Second, the celebrities are no longer managed purely by a one-way publicity machine. Many of them tweet and post themselves, revealing themselves to be individuals: sometimes saying things that online fans can react to positively or negatively. Ironically, this can end up with celebrities that have a less well managed and polished status compared to the mass-media era when almost every word that they uttered which reached the masses was produced in controlled, scripted settings. Just this week, for example, one of hip-hop’s biggest stars, Kanye West, was excoriated online for his tweets and views that many found misogynistic. He went online to defend his views, and to call not-censoring his art to be a more important principle, and then many fans and other observers responded to that point as well. He remains a major pop star with an enormous amount of influence, but his fans arguably have a chance at a more complex understanding of who he is compared to the era of television.

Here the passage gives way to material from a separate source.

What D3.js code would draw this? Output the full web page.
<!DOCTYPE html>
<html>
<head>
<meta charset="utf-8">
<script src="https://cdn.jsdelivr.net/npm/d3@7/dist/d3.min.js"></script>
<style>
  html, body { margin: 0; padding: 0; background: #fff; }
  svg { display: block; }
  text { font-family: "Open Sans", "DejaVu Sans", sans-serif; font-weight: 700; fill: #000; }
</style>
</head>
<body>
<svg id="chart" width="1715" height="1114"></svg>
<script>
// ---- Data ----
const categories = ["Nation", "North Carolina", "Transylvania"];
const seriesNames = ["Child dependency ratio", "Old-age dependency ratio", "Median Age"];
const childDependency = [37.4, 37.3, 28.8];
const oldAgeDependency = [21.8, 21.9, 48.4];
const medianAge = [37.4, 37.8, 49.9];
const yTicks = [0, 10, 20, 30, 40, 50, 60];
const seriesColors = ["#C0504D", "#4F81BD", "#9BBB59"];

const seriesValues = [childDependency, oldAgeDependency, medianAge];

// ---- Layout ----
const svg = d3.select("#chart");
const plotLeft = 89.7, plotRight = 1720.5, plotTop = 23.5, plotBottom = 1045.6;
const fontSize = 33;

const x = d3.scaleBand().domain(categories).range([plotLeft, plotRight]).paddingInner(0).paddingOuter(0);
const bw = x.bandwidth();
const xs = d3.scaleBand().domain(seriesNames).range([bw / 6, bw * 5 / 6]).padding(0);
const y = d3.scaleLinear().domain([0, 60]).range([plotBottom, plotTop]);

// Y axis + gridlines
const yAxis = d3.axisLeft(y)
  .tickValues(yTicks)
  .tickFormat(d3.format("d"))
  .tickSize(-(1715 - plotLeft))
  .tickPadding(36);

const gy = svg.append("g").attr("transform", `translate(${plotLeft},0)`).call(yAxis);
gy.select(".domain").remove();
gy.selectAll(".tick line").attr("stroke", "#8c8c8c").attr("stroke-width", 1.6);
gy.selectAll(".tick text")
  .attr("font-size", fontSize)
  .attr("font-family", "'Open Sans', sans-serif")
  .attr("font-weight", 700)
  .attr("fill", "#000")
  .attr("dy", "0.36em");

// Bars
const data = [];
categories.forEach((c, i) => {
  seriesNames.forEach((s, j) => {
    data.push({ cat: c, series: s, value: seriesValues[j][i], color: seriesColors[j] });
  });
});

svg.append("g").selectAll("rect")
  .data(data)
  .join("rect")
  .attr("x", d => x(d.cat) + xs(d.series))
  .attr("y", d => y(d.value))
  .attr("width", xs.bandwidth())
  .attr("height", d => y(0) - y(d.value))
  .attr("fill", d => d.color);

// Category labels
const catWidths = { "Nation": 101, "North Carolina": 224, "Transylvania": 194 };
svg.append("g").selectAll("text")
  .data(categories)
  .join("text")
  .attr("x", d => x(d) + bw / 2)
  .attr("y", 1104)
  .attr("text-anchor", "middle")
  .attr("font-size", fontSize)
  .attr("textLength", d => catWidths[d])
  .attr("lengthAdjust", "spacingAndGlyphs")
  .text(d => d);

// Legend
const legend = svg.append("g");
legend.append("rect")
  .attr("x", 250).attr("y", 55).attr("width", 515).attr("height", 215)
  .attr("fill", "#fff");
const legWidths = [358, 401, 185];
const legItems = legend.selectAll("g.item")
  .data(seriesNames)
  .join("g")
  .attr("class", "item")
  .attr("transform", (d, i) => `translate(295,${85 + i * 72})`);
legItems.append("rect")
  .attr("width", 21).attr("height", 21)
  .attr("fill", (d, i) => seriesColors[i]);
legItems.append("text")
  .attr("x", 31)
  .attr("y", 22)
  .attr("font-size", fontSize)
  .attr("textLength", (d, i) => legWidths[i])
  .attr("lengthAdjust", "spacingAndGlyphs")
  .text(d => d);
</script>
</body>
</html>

Overall, I’d argue that cultural transmission from external sources is a regular occurrence in human societies, and that the cultural reproduction of each society as is has never been tenable. From the invention of writing to human migratory movements to mass media, there have been strong forces towards cultural remixing and, yes, cultural loss and assimilation. The Internet is far from the cause of these trends, and in some ways it mitigates against three of the most important sources of cultural erasure and assimilation: migration, nation-states that aim for a unified culture out of a multi-cultural mix, and mass media.
It’s true that the Internet helps create a shared global(ish) culture among youth that have more opportunities to share cultural experiences on a wider scale. But in that regard, it’s replacing television, not the elders. One may mourn the loss of the cultural tapestry of many regions that has been going on for centuries, but I do not mourn the loss of cultural dominance of one-way television, the bright screens that blared at us without any means of interactivity or community among the “audience.”